Erste operative Maßnahmen auf dem Weg zur Waldzukunft in Baden-Württemberg seien in den Bereichen ‚Unterstützung der Waldbesitzer‘ als Garanten der vielfältigen Ökosystemleistungen, ‚Digitalisierung in Kommunikation und Betriebssteuerung‘ sowie bei der Anpassung der Waldmanagement-Instrumente, unter anderem der landesweiten Waldentwicklungstypen, an sich schnell wandelnde Rahmenbedingungen im Klimawandel zu sehen. „Die Waldstrategie ist kein einmaliges, kurzlebiges Produkt. Sie ist vielmehr ein Prozess, der kontinuierlich laufen muss, um so im Gespräch zu bleiben und die Maßnahmen weiter zu entwickeln“, betonte der Minister.
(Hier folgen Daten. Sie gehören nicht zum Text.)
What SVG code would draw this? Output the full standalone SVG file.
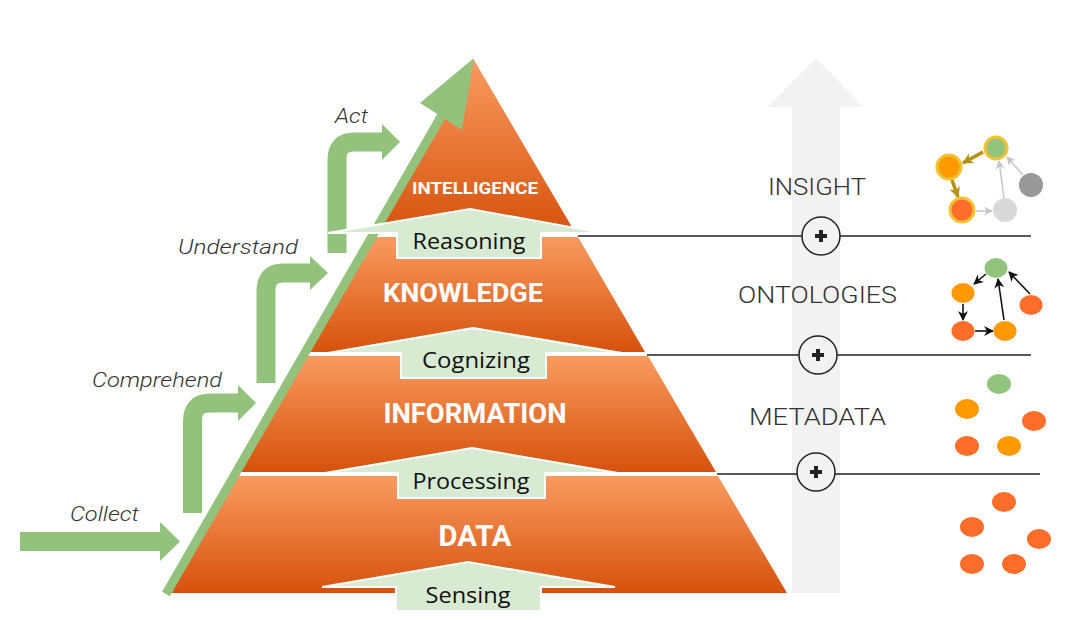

Livestream zum Forum Waldzukunft Baden-Württemberg
Ministerium für Ländlichen Raum und Verbraucherschutz: Waldstrategie Baden-Württemberg
Ministerium für Ländlichen Raum und Verbraucherschutz: Wald
Landesforstverwaltung Baden-Württemberg
Übersicht der Ziele der Waldstrategie Baden-Württemberg 2050
(Stand 5. November 2020)
Querschnittsthemen
1. Der Dialog, die Kommunikation und die Vernetzung von Akteurinnen und Akteuren rund um den Wald sind gestärkt.
2. Wald und Waldwirtschaft und ihre Produkte und Wirtschaftsweise sind klimaschützend und klimaschonend ausgestaltet.
3. Die breite Gesellschaft anerkennt den Beitrag des Waldes und des Waldmanagements zum Gemeinwohl und unterstützt die Belange des Waldes.
4. Die Akteurinnen und Akteure rund um den Wald begegnen den Herausforderungen und Unsicherheiten in seinem Umfeld mit adaptiven Konzepten auf unterschiedlichen Ebenen.
Klimawandel
5. Das aktive Waldmanagement sichert alle Waldfunktionen unter den Herausforderungen des Klimawandels.
6. Wald, Waldmanagement und Waldprodukte leisten einen messbaren und wirksamen Beitrag zu Kohlenstoffspeicherung und Kohlenstoffdioxid-Minderung.
Wald und Mensch
7. Die Anforderungen für ein positives Walderleben aller Akteurinnen und Akteure sind bekannt und Instrumente für den Interessenausgleich rund um den Wald werden ausgebaut.
8. Attraktive und zukunftsfähige Arbeitsplätze im Wald von Baden-Württemberg und seinem Umfeld sind gesichert.
Gesellschaftliche Megatrends
9. Die Wirkung von Megatrends auf den Wald und seine Akteure sind systematisch beobachtet, erforscht und in Waldmanagementkonzepte integriert.
10. Der Wissenstransfer und eine zukunftsweisende Produkt- und Leistungsentwicklung mit Akteuren rund um den Wald und darüber hinaus sind etabliert.
Ressourcen
11. Der Wald in Baden-Württemberg gewährleistet einen dauerhaften Schutz der natürlichen Lebensgrundlagen, insbesondere Wasser-, Luft- und Bodenschutz.
12. Systeme zur lokalen Lösung von Zielkonflikten rund um den Wald sind etabliert.
13. Die nachhaltige und naturnahe Holzbereitstellung ist gesellschaftlich akzeptiert und positiv belegt.
Waldeigentum
14. Die Bereitstellung von Leistungen des Ökosystems Wald für die Gesellschaft wird honoriert.
15. Die Vielfalt der Waldeigentumsarten ist in der Gesellschaft bekannt und die Individualität ihrer Zielsetzungen ist akzeptiert.
16. Waldbesitzende werden aktiv dabei unterstützt, ihre individuellen Zielsetzungen in ihrem Wald zu realisieren und effiziente Kooperationsstrukturen aufzubauen.
Biodiversität
17. Eine waldtypische biologische Vielfalt, insbesondere an Arten und Lebensräumen wird im Waldmanagement berücksichtigt, weiter dynamisch entwickelt und ihre Vernetzung ist gestärkt.
18. Monitoringsysteme für Indikatoren der biologischen Vielfalt im Wald sind etabliert und weiter optimiert.
19. Das Wildtiermanagement ist integraler Bestandteil des multifunktionalen Waldmanagements.
Digitalisierung
20. Bildungs- und Wissenszugänge, Bürgerservice und die Transparenz von Verwaltungshandeln rund um den Wald in Baden-Württemberg sind barrierefrei eingerichtet.
21.Waldmanagement und Betriebsgeschehen sind durch digitale Technik effizient gestaltet.